(Not for children.) I started disliking this movie after about 10 minutes when Liv (Kate Hudson) rushes into a room full of girls, shouting “I’m engaged,” as if that were the only thing with which anyone in the world was concerned. It went downhill from there.
Liv and Emma (Anne Hathaway) have been best friends for life for 20 years. When they were young (I don’t know how they could act any younger than they do at 26, but we’re talking chronological age here), they saw a wedding at the Plaza Hotel and decided that their life’s ambition was to get married at the Plaza.
They are both already living with their boyfriends and sleeping together, so why Liv should be so ecstatically excited about “getting married” is somewhat puzzling. In more moral times, living together was called “living in sin,” but now, in Hollywood films, anyway, it’s de rigueur. Lots of people do it and lots of people have babies born out of wedlock, which causes all sorts of societal problems. I think the fact that Hollywood films encourage this sort of activity is a big reason why it becomes more and more prevalent. This ho-hum attitude towards sexual morality that Hollywood imposes on its viewers is not without serious consequences.
As to the men in this movie, they are little more than cameos. Daniel (Steve Howey) is Liv’s live-in and Nate (Bryan Greenberg) lives with Emma.
Forget the two leads. Hudson has the most beautiful smile in the business, but she has yet to see material that tests her. For my money, Hathaway was the only part of “The Devil Wears Prada” (2006) that didn’t hold up. She’s better here, but the material is so dismal that it’s unfair to judge her. The only reasonable performance is given by Candice Bergen, who plays the wedding planner, Marion. Kristen Johnston, who plays Deb, a woman Emma deplores, but who agrees to be her maid of honor, is appropriately hateful and Bergen is appropriately over-bearing. But calling any performance in this film “best” is a left-handed compliment, at, well, best.
So Liv and Emma set their wedding dates, but it turns out that they are identical. This causes them to hate one another and pull all sorts of cruel stunts on one another. That two people who were such good friends could be so cruel and hateful to one another is more childish than humorous.
One of the big points of the film is a product placement for Vera Wang wedding dresses. Vera should have seen the script before she signed up for this.
I can’t believe that women in their 20’s are this insubstantial. Just as an example for how out to lunch this movie is, is epitomized by Liv’s profession. She is represented as a real, hard-as-nails attorney, a top negotiator. Yet when she’s presented the wedding contract to sign with Marion, she doesn’t read one word. She just turns the pages until she gets to the signature page and signs it. Yeah, that’s a real hardnosed attorney. Believe me, I was such a hard-nosed negotiator as a corporate attorney they called me Attila the Hun. That was years ago. I still read everything anyone puts before me to sign. That’s something that is so ingrained in any business attorney that no matter how much she wanted to get married and have Marion represent her, she would still read the contract (and make lots of changes).

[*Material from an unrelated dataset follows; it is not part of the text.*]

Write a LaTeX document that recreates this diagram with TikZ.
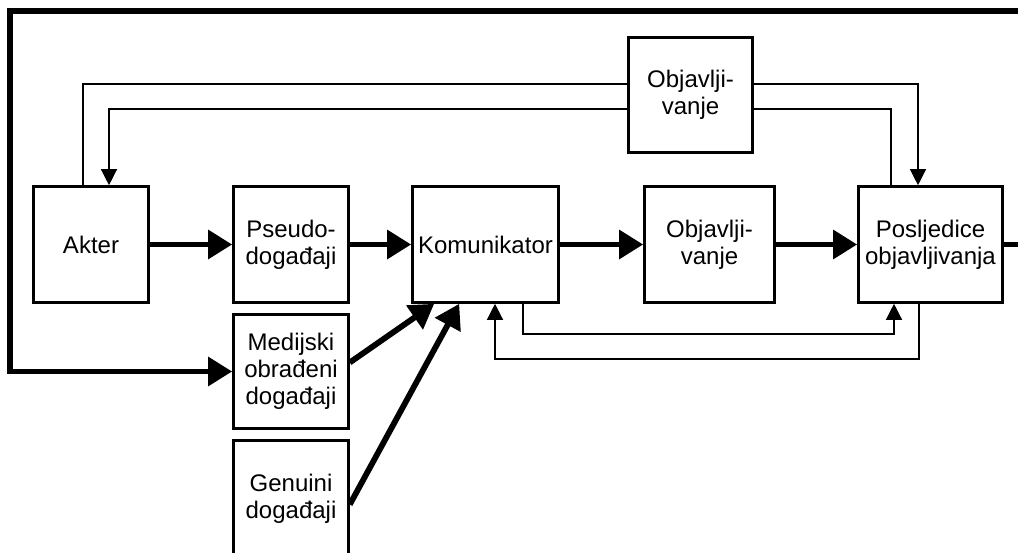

Gary Winick directed “13 Going on 30” (2004), a film that I found surprisingly entertaining. He’s going in the wrong direction with this.
Greg DePaul has a “screenwriter, story by” credit, but what does a man know about two women (at least that must be what producer Hudson thought)? So Casey Wilson and June Diane Raphael, both best friends for life, were brought in to bring this thing to its fruition as a quintessential chick flick. Any man who likes this needs a series of double dose shots of testosterone, along with a new brain. I find it hard to believe that any woman would find it more enjoyable than insulting.